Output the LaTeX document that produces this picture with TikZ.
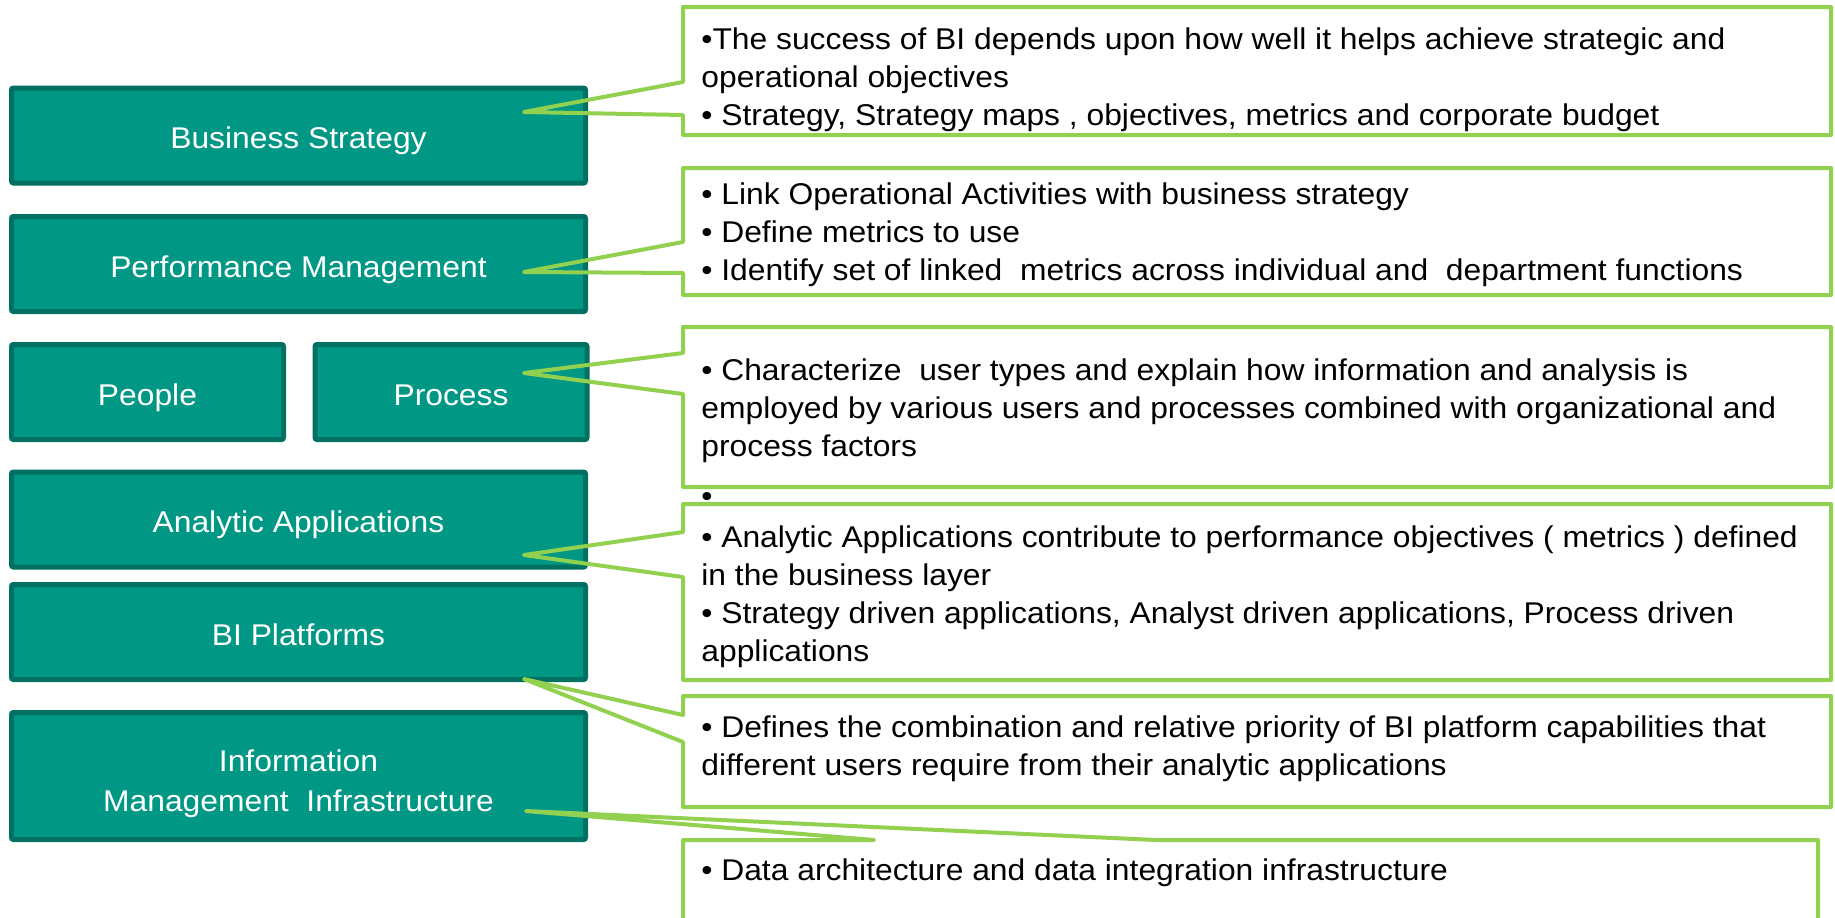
\documentclass[tikz,border=0pt]{standalone}
\usepackage{fontspec}
\setmainfont[FakeStretch=1.06]{Liberation Sans}
\usetikzlibrary{positioning}
\definecolor{colteal}{RGB}{0,152,133}
\definecolor{coltealdark}{RGB}{0,112,96}
\definecolor{colgreen}{RGB}{146,208,80}
\tikzset{
  % LAYER BOXES
  frameLayer/.style={
    rectangle,
    draw=coltealdark, line width=2.5pt,
    fill=colteal, rounded corners=1pt,
    text=white, align=center,
    text height=13pt, text depth=0pt,
    minimum width=287pt, minimum height=47.5pt,
    font=\fontsize{15}{19}\selectfont
  },
  % NOTE TEXTS
  frameNote/.style={
    anchor=north west, inner sep=0pt,
    align=left, text=black,
    font=\fontsize{15}{19}\selectfont
  },
  % CALLOUT OUTLINES
  lineNote/.style={
    draw=colgreen, line width=2pt, line join=round
  }
}
\begin{document}
\begin{tikzpicture}[x=0.5pt,y=-0.5pt]
\useasboundingbox (0,0) rectangle (1835,917);
\clip (0,0) rectangle (1835,917);

% Layer boxes on the left
\node [frameLayer] (strategy) at (298.5,135.5) {Business Strategy} ;
\node [frameLayer] (performance) at (298.5,264) {Performance Management} ;
\node [frameLayer, minimum width=136pt] (people) at (147.5,392) {People} ;
\node [frameLayer, minimum width=136pt] (process) at (451,392) {Process} ;
\node [frameLayer] (analytic) at (298.5,519.5) {Analytic Applications} ;
\node [frameLayer] (platforms) at (298.5,632) {BI Platforms} ;
\node [frameLayer, minimum height=63.5pt, text height=35pt, font=\fontsize{15}{20}\selectfont] (infra) at (298.5,776) {Information\\Management\ \ Infrastructure} ;

% Pointer tips
\coordinate (strategyTip) at (524,112) ;
\coordinate (performanceTip) at (524,272) ;
\coordinate (processTip) at (524,373) ;
\coordinate (analyticTip) at (524,555) ;
\coordinate (platformsTip) at (524,679) ;
\coordinate (infraTip) at (526,811) ;

% Callouts
\path [lineNote] (strategyTip) -- (683,82) |- (1831,7) |- (683,135) -- (683,115) -- cycle ;
\path [lineNote] (performanceTip) -- (683,242) |- (1831,168) |- (683,295) -- (683,273) -- cycle ;
\path [lineNote] (processTip) -- (683,353) |- (1831,327) |- (683,487) -- (683,394) -- cycle ;
\path [lineNote] (analyticTip) -- (683,532) |- (1831,504) |- (683,680) -- (683,577) -- cycle ;
\path [lineNote] (platformsTip) -- (683,715) |- (1831,696) |- (683,807) -- (683,742) -- cycle ;
\path [lineNote] (683,930) |- (874,840) -- (infraTip) -- (1156,840) -| (1818,930) ;

% Callout texts
\node [frameNote] (strategyNote) at (701,22) {\strut •The success of BI depends upon how well it helps achieve strategic and\\operational objectives\\• Strategy, Strategy maps , objectives, metrics and corporate budget} ;
\node [frameNote] (performanceNote) at (701,177) {\strut • Link Operational Activities with business strategy\\• Define metrics to use\\• Identify set of linked\ \ metrics across individual and\ \ department functions} ;
\node [frameNote] (processNote) at (701,353) {\strut • Characterize\ \ user types and explain how information and analysis is\\employed by various users and processes combined with organizational and\\process factors\\[6pt]•} ;
\node [frameNote] (analyticNote) at (701,520) {\strut • Analytic Applications contribute to performance objectives ( metrics ) defined\\in the business layer\\• Strategy driven applications, Analyst driven applications, Process driven\\applications} ;
\node [frameNote] (platformsNote) at (701,710) {\strut • Defines the combination and relative priority of BI platform capabilities that\\different users require from their analytic applications} ;
\node [frameNote] (infraNote) at (701,853) {\strut • Data architecture and data integration infrastructure} ;

\end{tikzpicture}
\end{document}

WORK TO DO
With all pictures left out, please transcribe exactly the lines from the start of the material through the line with "minimum height=63.5pt, text".

SOLVED EXERCISE
Output the LaTeX document that produces this picture with TikZ.
\documentclass[tikz,border=0pt]{standalone}
\usepackage{fontspec}
\setmainfont[FakeStretch=1.06]{Liberation Sans}
\usetikzlibrary{positioning}
\definecolor{colteal}{RGB}{0,152,133}
\definecolor{coltealdark}{RGB}{0,112,96}
\definecolor{colgreen}{RGB}{146,208,80}
\tikzset{
  % LAYER BOXES
  frameLayer/.style={
    rectangle,
    draw=coltealdark, line width=2.5pt,
    fill=colteal, rounded corners=1pt,
    text=white, align=center,
    text height=13pt, text depth=0pt,
    minimum width=287pt, minimum height=47.5pt,
    font=\fontsize{15}{19}\selectfont
  },
  % NOTE TEXTS
  frameNote/.style={
    anchor=north west, inner sep=0pt,
    align=left, text=black,
    font=\fontsize{15}{19}\selectfont
  },
  % CALLOUT OUTLINES
  lineNote/.style={
    draw=colgreen, line width=2pt, line join=round
  }
}
\begin{document}
\begin{tikzpicture}[x=0.5pt,y=-0.5pt]
\useasboundingbox (0,0) rectangle (1835,917);
\clip (0,0) rectangle (1835,917);

% Layer boxes on the left
\node [frameLayer] (strategy) at (298.5,135.5) {Business Strategy} ;
\node [frameLayer] (performance) at (298.5,264) {Performance Management} ;
\node [frameLayer, minimum width=136pt] (people) at (147.5,392) {People} ;
\node [frameLayer, minimum width=136pt] (process) at (451,392) {Process} ;
\node [frameLayer] (analytic) at (298.5,519.5) {Analytic Applications} ;
\node [frameLayer] (platforms) at (298.5,632) {BI Platforms} ;
\node [frameLayer, minimum height=63.5pt, text height=35pt, font=\fontsize{15}{20}\selectfont] (infra) at (298.5,776) {Information\\Management\ \ Infrastructure} ;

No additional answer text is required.